● Available records:
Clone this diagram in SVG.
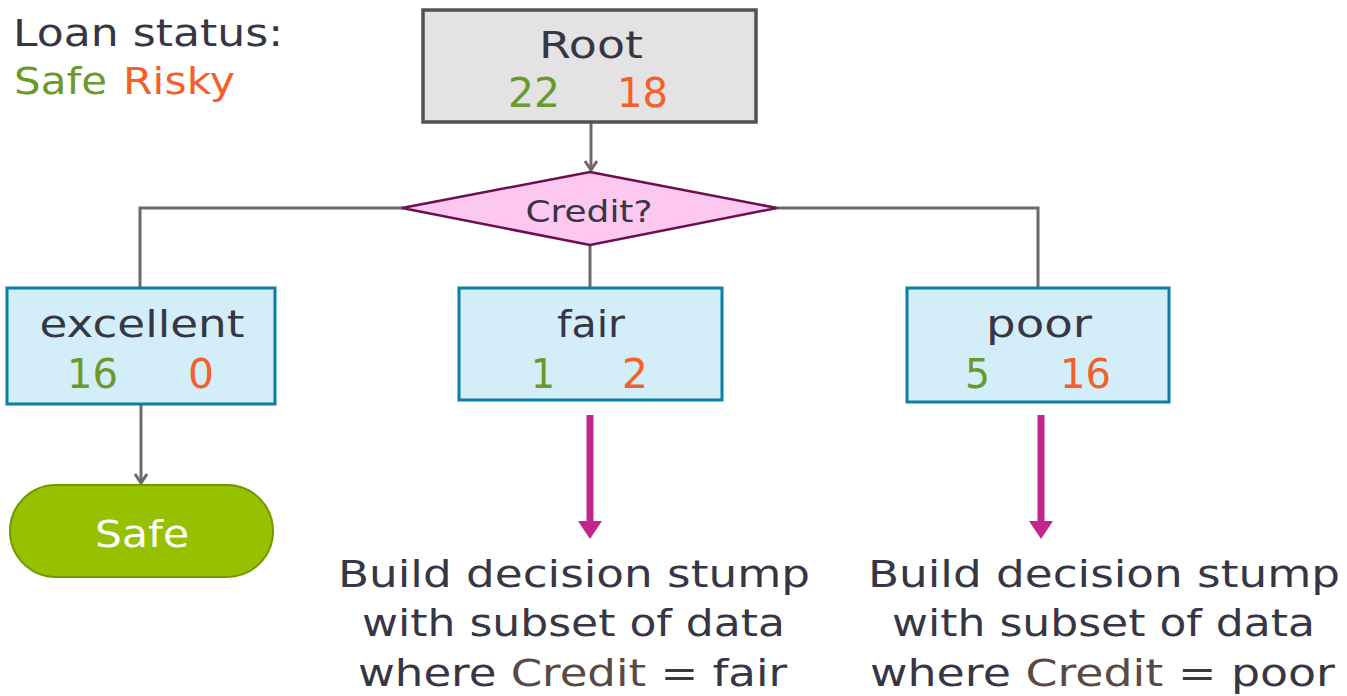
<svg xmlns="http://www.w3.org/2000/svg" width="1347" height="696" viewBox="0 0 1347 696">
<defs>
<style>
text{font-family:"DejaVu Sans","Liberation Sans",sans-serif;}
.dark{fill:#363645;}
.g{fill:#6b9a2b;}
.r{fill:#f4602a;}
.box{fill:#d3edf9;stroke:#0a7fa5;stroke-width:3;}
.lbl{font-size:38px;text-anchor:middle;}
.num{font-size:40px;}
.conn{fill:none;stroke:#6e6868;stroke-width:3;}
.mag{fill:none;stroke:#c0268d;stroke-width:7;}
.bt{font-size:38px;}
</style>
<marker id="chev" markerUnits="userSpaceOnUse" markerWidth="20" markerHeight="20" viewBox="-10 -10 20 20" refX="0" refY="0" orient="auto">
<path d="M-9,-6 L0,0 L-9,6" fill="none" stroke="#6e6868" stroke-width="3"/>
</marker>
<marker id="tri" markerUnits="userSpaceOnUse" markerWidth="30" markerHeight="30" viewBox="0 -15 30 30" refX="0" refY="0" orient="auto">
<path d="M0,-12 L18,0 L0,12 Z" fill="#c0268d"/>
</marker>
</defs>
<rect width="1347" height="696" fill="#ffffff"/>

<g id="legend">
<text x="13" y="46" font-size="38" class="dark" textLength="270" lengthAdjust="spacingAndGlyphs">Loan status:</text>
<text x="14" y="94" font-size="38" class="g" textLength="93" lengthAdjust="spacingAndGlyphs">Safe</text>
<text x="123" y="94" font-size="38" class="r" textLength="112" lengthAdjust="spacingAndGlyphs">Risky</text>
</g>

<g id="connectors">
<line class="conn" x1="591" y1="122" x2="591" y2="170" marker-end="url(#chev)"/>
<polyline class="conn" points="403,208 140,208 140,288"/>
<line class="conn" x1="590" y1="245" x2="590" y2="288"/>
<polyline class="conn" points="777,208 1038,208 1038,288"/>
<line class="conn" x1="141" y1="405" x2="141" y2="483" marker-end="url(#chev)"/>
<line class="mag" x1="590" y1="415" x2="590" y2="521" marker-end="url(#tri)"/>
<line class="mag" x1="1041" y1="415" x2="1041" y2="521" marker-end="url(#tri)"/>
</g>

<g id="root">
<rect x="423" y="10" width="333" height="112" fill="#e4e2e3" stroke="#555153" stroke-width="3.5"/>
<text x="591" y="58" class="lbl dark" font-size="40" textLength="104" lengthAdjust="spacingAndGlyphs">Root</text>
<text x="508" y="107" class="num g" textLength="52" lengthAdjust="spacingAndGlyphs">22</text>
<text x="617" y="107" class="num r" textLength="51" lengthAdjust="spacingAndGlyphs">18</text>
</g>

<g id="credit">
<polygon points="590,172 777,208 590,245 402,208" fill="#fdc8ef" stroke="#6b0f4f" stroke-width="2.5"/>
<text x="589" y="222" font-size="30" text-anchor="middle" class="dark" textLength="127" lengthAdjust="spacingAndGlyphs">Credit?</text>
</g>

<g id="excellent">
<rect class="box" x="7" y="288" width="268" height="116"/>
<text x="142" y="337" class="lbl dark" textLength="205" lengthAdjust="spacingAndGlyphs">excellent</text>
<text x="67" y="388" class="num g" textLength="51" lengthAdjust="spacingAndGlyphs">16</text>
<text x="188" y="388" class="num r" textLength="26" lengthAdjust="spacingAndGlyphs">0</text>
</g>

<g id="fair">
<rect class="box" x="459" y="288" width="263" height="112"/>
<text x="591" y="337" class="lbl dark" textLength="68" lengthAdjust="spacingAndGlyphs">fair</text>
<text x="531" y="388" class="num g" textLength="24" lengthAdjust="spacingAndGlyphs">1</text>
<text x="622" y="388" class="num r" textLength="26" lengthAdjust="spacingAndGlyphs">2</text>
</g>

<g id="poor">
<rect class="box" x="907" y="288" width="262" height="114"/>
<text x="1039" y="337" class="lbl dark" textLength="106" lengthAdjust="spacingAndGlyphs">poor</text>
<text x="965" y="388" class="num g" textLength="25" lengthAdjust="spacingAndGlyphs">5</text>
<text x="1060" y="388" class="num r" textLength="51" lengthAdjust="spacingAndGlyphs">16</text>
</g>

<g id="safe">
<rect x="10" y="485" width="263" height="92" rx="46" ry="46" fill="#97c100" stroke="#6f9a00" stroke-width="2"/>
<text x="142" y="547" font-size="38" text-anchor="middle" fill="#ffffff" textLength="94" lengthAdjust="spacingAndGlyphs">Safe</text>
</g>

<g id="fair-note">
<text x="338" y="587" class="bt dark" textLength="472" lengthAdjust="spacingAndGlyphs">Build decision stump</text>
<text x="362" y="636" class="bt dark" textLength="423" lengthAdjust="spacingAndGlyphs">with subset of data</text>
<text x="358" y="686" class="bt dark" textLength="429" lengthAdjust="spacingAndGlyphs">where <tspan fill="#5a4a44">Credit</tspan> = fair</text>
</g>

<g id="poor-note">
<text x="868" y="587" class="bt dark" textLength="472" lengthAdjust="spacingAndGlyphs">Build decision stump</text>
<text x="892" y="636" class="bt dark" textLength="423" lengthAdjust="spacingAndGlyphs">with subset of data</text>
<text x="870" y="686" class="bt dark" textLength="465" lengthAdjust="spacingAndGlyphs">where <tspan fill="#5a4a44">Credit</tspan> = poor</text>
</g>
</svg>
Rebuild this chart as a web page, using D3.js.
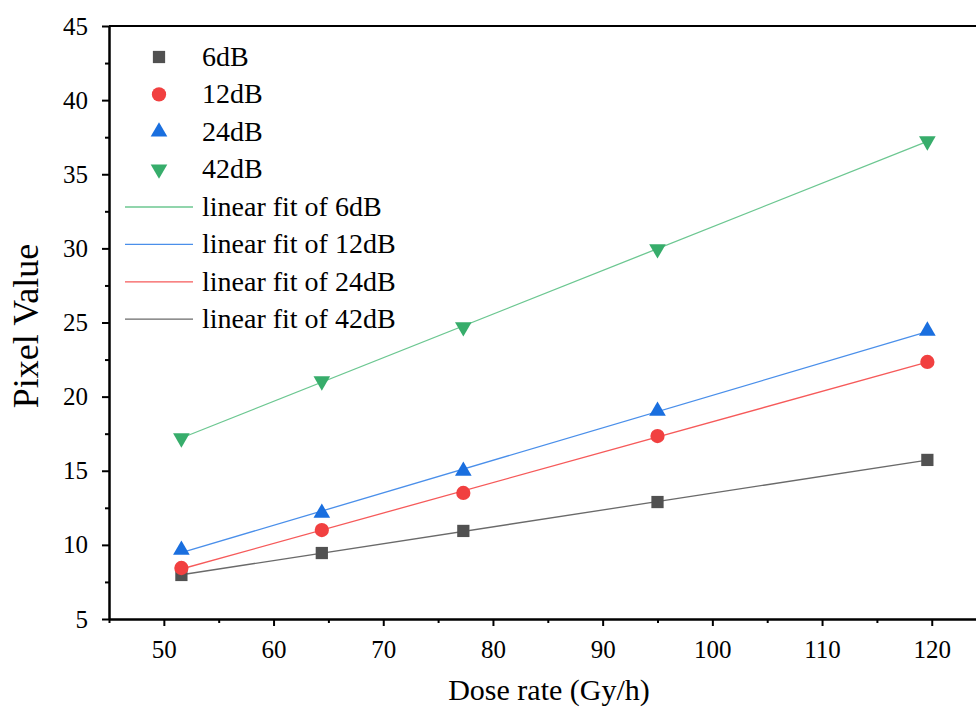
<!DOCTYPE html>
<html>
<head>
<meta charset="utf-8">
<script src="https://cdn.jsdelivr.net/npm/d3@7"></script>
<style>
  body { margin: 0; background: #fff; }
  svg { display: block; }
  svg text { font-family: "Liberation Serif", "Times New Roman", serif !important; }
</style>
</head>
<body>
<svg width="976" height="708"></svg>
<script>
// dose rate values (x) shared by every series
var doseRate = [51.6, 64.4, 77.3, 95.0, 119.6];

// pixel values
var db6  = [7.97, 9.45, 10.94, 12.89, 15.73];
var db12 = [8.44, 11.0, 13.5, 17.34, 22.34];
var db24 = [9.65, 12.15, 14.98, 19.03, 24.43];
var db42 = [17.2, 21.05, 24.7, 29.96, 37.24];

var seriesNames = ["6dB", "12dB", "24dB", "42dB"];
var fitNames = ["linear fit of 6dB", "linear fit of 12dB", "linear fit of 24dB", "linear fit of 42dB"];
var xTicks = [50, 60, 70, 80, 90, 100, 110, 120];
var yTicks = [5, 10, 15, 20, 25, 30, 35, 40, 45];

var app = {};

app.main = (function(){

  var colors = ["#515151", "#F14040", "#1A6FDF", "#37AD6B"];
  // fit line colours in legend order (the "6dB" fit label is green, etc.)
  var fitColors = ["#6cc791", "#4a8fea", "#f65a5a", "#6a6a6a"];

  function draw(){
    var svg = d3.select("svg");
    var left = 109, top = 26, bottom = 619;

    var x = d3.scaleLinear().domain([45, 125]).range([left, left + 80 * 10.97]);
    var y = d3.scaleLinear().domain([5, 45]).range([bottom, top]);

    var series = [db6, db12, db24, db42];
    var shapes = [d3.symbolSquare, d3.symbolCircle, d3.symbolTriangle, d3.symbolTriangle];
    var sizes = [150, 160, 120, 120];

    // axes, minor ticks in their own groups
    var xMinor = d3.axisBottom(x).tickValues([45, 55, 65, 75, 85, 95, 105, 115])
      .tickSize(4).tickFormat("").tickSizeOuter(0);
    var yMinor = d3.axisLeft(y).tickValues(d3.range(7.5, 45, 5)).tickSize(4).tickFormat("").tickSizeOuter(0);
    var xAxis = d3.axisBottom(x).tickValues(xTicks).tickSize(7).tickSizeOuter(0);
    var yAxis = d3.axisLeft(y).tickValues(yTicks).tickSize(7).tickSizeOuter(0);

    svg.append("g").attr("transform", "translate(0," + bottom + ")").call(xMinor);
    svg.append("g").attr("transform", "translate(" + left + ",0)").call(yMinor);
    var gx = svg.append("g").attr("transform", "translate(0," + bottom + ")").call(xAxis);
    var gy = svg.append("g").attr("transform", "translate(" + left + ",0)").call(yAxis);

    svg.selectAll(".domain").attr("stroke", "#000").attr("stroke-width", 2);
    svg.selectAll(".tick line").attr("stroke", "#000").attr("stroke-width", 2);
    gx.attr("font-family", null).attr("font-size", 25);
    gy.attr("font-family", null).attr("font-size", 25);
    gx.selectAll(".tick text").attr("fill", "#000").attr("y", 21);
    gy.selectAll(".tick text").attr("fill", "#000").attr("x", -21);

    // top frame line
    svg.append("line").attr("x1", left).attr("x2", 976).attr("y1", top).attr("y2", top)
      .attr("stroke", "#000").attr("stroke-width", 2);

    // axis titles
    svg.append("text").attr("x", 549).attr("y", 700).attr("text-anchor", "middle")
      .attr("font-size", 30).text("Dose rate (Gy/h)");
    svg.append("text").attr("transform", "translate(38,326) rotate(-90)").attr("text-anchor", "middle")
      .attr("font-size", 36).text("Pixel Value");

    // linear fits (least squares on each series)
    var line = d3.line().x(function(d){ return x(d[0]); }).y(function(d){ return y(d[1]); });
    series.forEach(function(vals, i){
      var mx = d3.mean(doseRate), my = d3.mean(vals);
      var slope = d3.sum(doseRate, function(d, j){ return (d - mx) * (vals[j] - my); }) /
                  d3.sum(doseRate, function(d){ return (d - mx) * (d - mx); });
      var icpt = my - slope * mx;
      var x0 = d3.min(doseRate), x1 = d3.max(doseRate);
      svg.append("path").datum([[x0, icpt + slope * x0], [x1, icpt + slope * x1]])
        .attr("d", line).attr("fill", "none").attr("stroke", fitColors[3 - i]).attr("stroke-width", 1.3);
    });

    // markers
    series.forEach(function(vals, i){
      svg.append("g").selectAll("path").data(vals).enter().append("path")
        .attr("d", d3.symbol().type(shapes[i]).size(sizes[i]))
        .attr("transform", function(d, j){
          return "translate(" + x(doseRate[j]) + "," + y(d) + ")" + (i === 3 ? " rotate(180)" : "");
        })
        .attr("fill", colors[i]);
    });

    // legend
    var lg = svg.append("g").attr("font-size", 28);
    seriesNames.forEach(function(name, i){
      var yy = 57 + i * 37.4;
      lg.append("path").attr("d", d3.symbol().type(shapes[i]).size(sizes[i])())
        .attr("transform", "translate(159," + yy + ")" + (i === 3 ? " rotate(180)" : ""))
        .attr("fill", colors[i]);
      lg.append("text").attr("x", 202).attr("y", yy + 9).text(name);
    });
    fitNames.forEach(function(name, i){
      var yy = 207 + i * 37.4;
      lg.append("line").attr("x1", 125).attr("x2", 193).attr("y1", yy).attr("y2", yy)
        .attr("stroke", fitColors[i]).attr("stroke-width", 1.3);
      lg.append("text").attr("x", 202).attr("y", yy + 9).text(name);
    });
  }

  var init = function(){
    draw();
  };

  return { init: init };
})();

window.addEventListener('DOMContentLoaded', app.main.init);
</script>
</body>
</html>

● Task description: Quote word for word only the lines above from the one containing "Rebuild this chart" through the one containing "var doseRate = [51.6, 64.4, 77.3, 95.0, 119.6];". Pictures stay out of your copy.

● Expected answer:
Rebuild this chart as a web page, using D3.js.
<!DOCTYPE html>
<html>
<head>
<meta charset="utf-8">
<script src="https://cdn.jsdelivr.net/npm/d3@7"></script>
<style>
  body { margin: 0; background: #fff; }
  svg { display: block; }
  svg text { font-family: "Liberation Serif", "Times New Roman", serif !important; }
</style>
</head>
<body>
<svg width="976" height="708"></svg>
<script>
// dose rate values (x) shared by every series
var doseRate = [51.6, 64.4, 77.3, 95.0, 119.6];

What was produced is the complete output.